***** DATA FOR PROCESSING *****

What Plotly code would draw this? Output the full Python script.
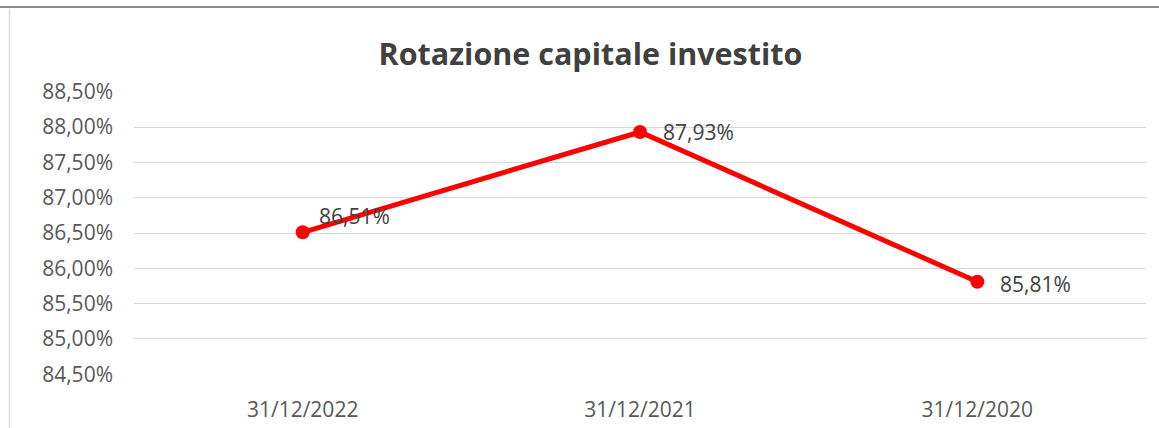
import plotly.graph_objects as go

categories = ["31/12/2022", "31/12/2021", "31/12/2020"]
values = [86.51, 87.93, 85.81]
y_ticks = [84.5, 85.0, 85.5, 86.0, 86.5, 87.0, 87.5, 88.0, 88.5]
title_text = "Rotazione capitale investito"

W, H = 1159, 428
L, R, T, B = 134, 13, 91, 53
FONT = "Open Sans"
FS = 21

# label offsets in px (style only)
label_shift = [(14, 16), (21, 0), (21, -2)]

def fmt(v):
    return f"{v:.2f}".replace(".", ",") + "%"

fig = go.Figure()
fig.add_trace(go.Scatter(
    x=categories, y=values,
    mode="lines+markers",
    line=dict(color="#FF0000", width=5),
    marker=dict(color="#FF0000", size=14),
    cliponaxis=False,
    showlegend=False,
))

annotations = []
for c, v, (dx, dy) in zip(categories, values, label_shift):
    annotations.append(dict(
        x=c, y=v, xref="x", yref="y", text=fmt(v), showarrow=False,
        xanchor="left", yanchor="middle", xshift=dx, yshift=dy,
        font=dict(family=FONT, size=FS, color="#404040"),
    ))

def px_x(p):
    return (p - L) / (W - L - R)

def px_y(p):
    return (H - B - p) / (H - T - B)

fig.update_layout(
    width=W, height=H,
    margin=dict(l=L, r=R, t=T, b=B, autoexpand=False),
    paper_bgcolor="white", plot_bgcolor="white",
    font=dict(family=FONT, color="#595959"),
    title=dict(text="<b>" + title_text + "</b>", x=px_x(590.5), xref="paper", xanchor="center",
               y=1 - 54 / H, yanchor="middle", automargin=False,
               font=dict(family=FONT, size=30.5, color="#404040")),
    xaxis=dict(type="category", range=[-0.5, 2.5], showgrid=False, showline=False,
               zeroline=False, automargin=False,
               tickfont=dict(family=FONT, size=FS, color="#595959"),
               ticks="", ticklabelstandoff=20),
    yaxis=dict(range=[84.49, 88.51], tickvals=y_ticks, ticktext=[fmt(t) for t in y_ticks],
               showgrid=True, gridcolor="#D9D9D9", gridwidth=1.3, zeroline=False,
               showline=False, ticks="", automargin=False,
               tickfont=dict(family=FONT, size=FS, color="#595959"),
               ticklabelstandoff=20),
    annotations=annotations,
    shapes=[
        dict(type="line", xref="paper", yref="paper", x0=px_x(0), x1=px_x(W),
             y0=px_y(7), y1=px_y(7), line=dict(color="#8C8C8C", width=2)),
        dict(type="line", xref="paper", yref="paper", x0=px_x(9.5), x1=px_x(9.5),
             y0=px_y(9), y1=px_y(H), line=dict(color="#D9D9D9", width=1.5)),
    ],
)

fig.write_html("out.html", config={"displayModeBar": False},
               post_script="document.body.style.margin='0';document.body.style.overflow='hidden';")
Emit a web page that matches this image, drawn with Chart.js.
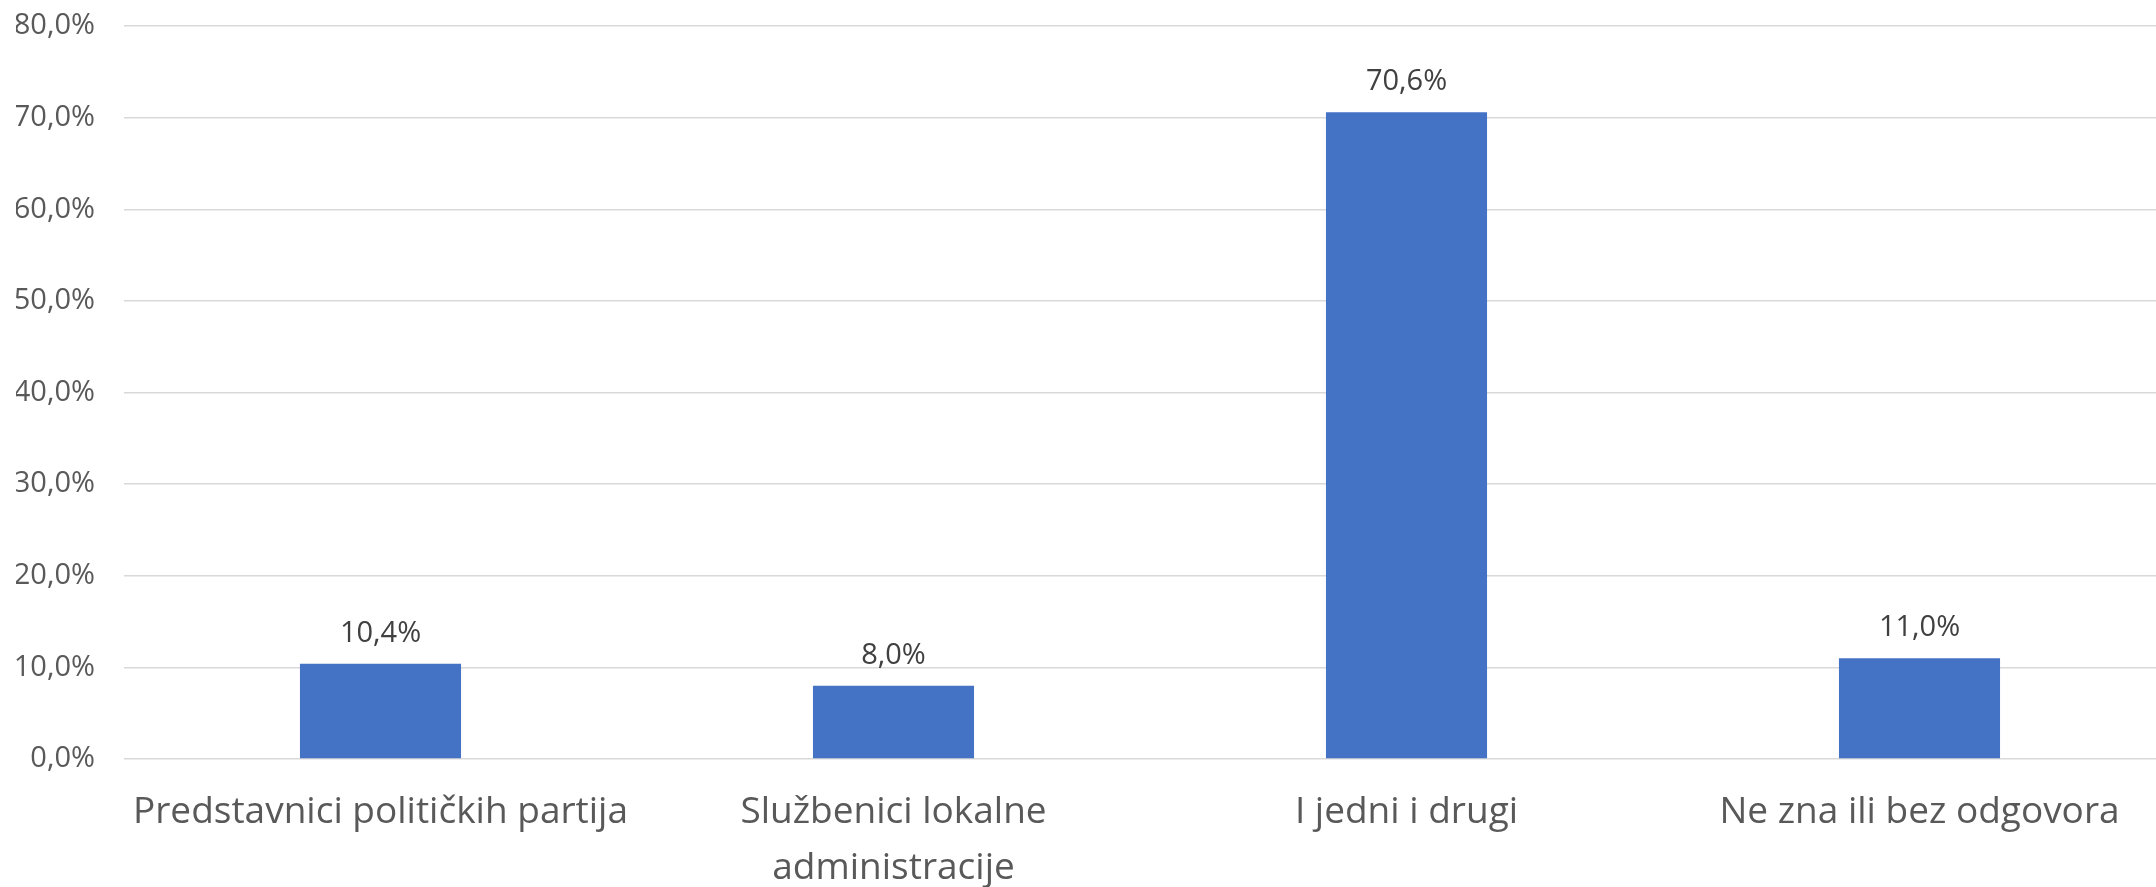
<!DOCTYPE html>
<html>
<head>
<meta charset="utf-8">
<script src="https://cdn.jsdelivr.net/npm/chart.js@4.4.1/dist/chart.umd.min.js"></script>
<style>
  html, body { margin: 0; padding: 0; background: #fff; overflow: hidden; }
  .wrap { position: relative; width: 2176px; height: 887px; }
</style>
</head>
<body>
<div class="wrap"><canvas id="chart"></canvas></div>
<script>
const categories = [
    'Predstavnici političkih partija',
    ['Službenici lokalne', 'administracije'],
    'I jedni i drugi',
    'Ne zna ili bez odgovora'
];
const shares = [10.4, 8.0, 70.6, 11.0];
const yTicks = [0, 10, 20, 30, 40, 50, 60, 70, 80];

const fmt = (v) => v.toFixed(1).replace('.', ',') + '%';

// value labels above each bar
const barLabels = {
    id: 'barLabels',
    afterDatasetsDraw(chart) {
        const ctx = chart.ctx;
        const meta = chart.getDatasetMeta(0);
        ctx.save();
        ctx.font = '29px "Open Sans"';
        ctx.fillStyle = '#404040';
        ctx.textAlign = 'center';
        ctx.textBaseline = 'middle';
        meta.data.forEach((bar, i) => {
            ctx.fillText(fmt(shares[i]), bar.x, bar.y - 30);
        });
        ctx.restore();
    }
};

new Chart(document.getElementById('chart'), {
    type: 'bar',
    data: {
        labels: categories,
        datasets: [{
            data: shares,
            backgroundColor: '#4472C4',
            borderWidth: 0,
            categoryPercentage: 1,
            barPercentage: 0.314
        }]
    },
    options: {
        responsive: true,
        maintainAspectRatio: false,
        animation: false,
        layout: {
            padding: { left: 16, top: 26, right: 0, bottom: 0 }
        },
        plugins: {
            legend: { display: false },
            tooltip: { enabled: false }
        },
        scales: {
            x: {
                grid: { display: false, drawTicks: false },
                border: { display: false },
                afterFit(axis) { axis.height = 128; },
                ticks: {
                    color: '#595959',
                    padding: 26,
                    maxRotation: 0,
                    autoSkip: false,
                    font: { family: '"Open Sans"', size: 37, lineHeight: 1.51 }
                }
            },
            y: {
                min: 0,
                max: 80,
                afterBuildTicks(axis) {
                    axis.ticks = yTicks.map(v => ({ value: v }));
                },
                afterFit(axis) {
                    axis.width = 108;
                    axis.paddingTop = 0;
                    axis.paddingBottom = 0;
                },
                grid: { color: '#d9d9d9', lineWidth: 1.5, drawTicks: false },
                border: { display: false },
                ticks: {
                    color: '#595959',
                    padding: 29,
                    font: { family: '"Open Sans"', size: 29 },
                    callback: (v) => fmt(v)
                }
            }
        }
    },
    plugins: [barLabels]
});
</script>
</body>
</html>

*****

### WHAT YOU HAVE TO DO
Keep the pictures out and write out the records exactly.

### TASK RESPONSE
What Plotly code would draw this? Output the full Python script.
import plotly.graph_objects as go

categories = ["31/12/2022", "31/12/2021", "31/12/2020"]
values = [86.51, 87.93, 85.81]
y_ticks = [84.5, 85.0, 85.5, 86.0, 86.5, 87.0, 87.5, 88.0, 88.5]
title_text = "Rotazione capitale investito"

W, H = 1159, 428
L, R, T, B = 134, 13, 91, 53
FONT = "Open Sans"
FS = 21

# label offsets in px (style only)
label_shift = [(14, 16), (21, 0), (21, -2)]

def fmt(v):
    return f"{v:.2f}".replace(".", ",") + "%"

fig = go.Figure()
fig.add_trace(go.Scatter(
    x=categories, y=values,
    mode="lines+markers",
    line=dict(color="#FF0000", width=5),
    marker=dict(color="#FF0000", size=14),
    cliponaxis=False,
    showlegend=False,
))

annotations = []
for c, v, (dx, dy) in zip(categories, values, label_shift):
    annotations.append(dict(
        x=c, y=v, xref="x", yref="y", text=fmt(v), showarrow=False,
        xanchor="left", yanchor="middle", xshift=dx, yshift=dy,
        font=dict(family=FONT, size=FS, color="#404040"),
    ))

def px_x(p):
    return (p - L) / (W - L - R)

def px_y(p):
    return (H - B - p) / (H - T - B)

fig.update_layout(
    width=W, height=H,
    margin=dict(l=L, r=R, t=T, b=B, autoexpand=False),
    paper_bgcolor="white", plot_bgcolor="white",
    font=dict(family=FONT, color="#595959"),
    title=dict(text="<b>" + title_text + "</b>", x=px_x(590.5), xref="paper", xanchor="center",
               y=1 - 54 / H, yanchor="middle", automargin=False,
               font=dict(family=FONT, size=30.5, color="#404040")),
    xaxis=dict(type="category", range=[-0.5, 2.5], showgrid=False, showline=False,
               zeroline=False, automargin=False,
               tickfont=dict(family=FONT, size=FS, color="#595959"),
               ticks="", ticklabelstandoff=20),
    yaxis=dict(range=[84.49, 88.51], tickvals=y_ticks, ticktext=[fmt(t) for t in y_ticks],
               showgrid=True, gridcolor="#D9D9D9", gridwidth=1.3, zeroline=False,
               showline=False, ticks="", automargin=False,
               tickfont=dict(family=FONT, size=FS, color="#595959"),
               ticklabelstandoff=20),
    annotations=annotations,
    shapes=[
        dict(type="line", xref="paper", yref="paper", x0=px_x(0), x1=px_x(W),
             y0=px_y(7), y1=px_y(7), line=dict(color="#8C8C8C", width=2)),
        dict(type="line", xref="paper", yref="paper", x0=px_x(9.5), x1=px_x(9.5),
             y0=px_y(9), y1=px_y(H), line=dict(color="#D9D9D9", width=1.5)),
    ],
)

fig.write_html("out.html", config={"displayModeBar": False},
               post_script="document.body.style.margin='0';document.body.style.overflow='hidden';")
Emit a web page that matches this image, drawn with Chart.js.
<!DOCTYPE html>
<html>
<head>
<meta charset="utf-8">
<script src="https://cdn.jsdelivr.net/npm/chart.js@4.4.1/dist/chart.umd.min.js"></script>
<style>
  html, body { margin: 0; padding: 0; background: #fff; overflow: hidden; }
  .wrap { position: relative; width: 2176px; height: 887px; }
</style>
</head>
<body>
<div class="wrap"><canvas id="chart"></canvas></div>
<script>
const categories = [
    'Predstavnici političkih partija',
    ['Službenici lokalne', 'administracije'],
    'I jedni i drugi',
    'Ne zna ili bez odgovora'
];
const shares = [10.4, 8.0, 70.6, 11.0];
const yTicks = [0, 10, 20, 30, 40, 50, 60, 70, 80];

const fmt = (v) => v.toFixed(1).replace('.', ',') + '%';

// value labels above each bar
const barLabels = {
    id: 'barLabels',
    afterDatasetsDraw(chart) {
        const ctx = chart.ctx;
        const meta = chart.getDatasetMeta(0);
        ctx.save();
        ctx.font = '29px "Open Sans"';
        ctx.fillStyle = '#404040';
        ctx.textAlign = 'center';
        ctx.textBaseline = 'middle';
        meta.data.forEach((bar, i) => {
            ctx.fillText(fmt(shares[i]), bar.x, bar.y - 30);
        });
        ctx.restore();
    }
};

new Chart(document.getElementById('chart'), {
    type: 'bar',
    data: {
        labels: categories,
        datasets: [{
            data: shares,
            backgroundColor: '#4472C4',
            borderWidth: 0,
            categoryPercentage: 1,
            barPercentage: 0.314
        }]
    },
    options: {
        responsive: true,
        maintainAspectRatio: false,
        animation: false,
        layout: {
            padding: { left: 16, top: 26, right: 0, bottom: 0 }
        },
        plugins: {
            legend: { display: false },
            tooltip: { enabled: false }
        },
        scales: {
            x: {
                grid: { display: false, drawTicks: false },
                border: { display: false },
                afterFit(axis) { axis.height = 128; },
                ticks: {
                    color: '#595959',
                    padding: 26,
                    maxRotation: 0,
                    autoSkip: false,
                    font: { family: '"Open Sans"', size: 37, lineHeight: 1.51 }
                }
            },
            y: {
                min: 0,
                max: 80,
                afterBuildTicks(axis) {
                    axis.ticks = yTicks.map(v => ({ value: v }));
                },
                afterFit(axis) {
                    axis.width = 108;
                    axis.paddingTop = 0;
                    axis.paddingBottom = 0;
                },
                grid: { color: '#d9d9d9', lineWidth: 1.5, drawTicks: false },
                border: { display: false },
                ticks: {
                    color: '#595959',
                    padding: 29,
                    font: { family: '"Open Sans"', size: 29 },
                    callback: (v) => fmt(v)
                }
            }
        }
    },
    plugins: [barLabels]
});
</script>
</body>
</html>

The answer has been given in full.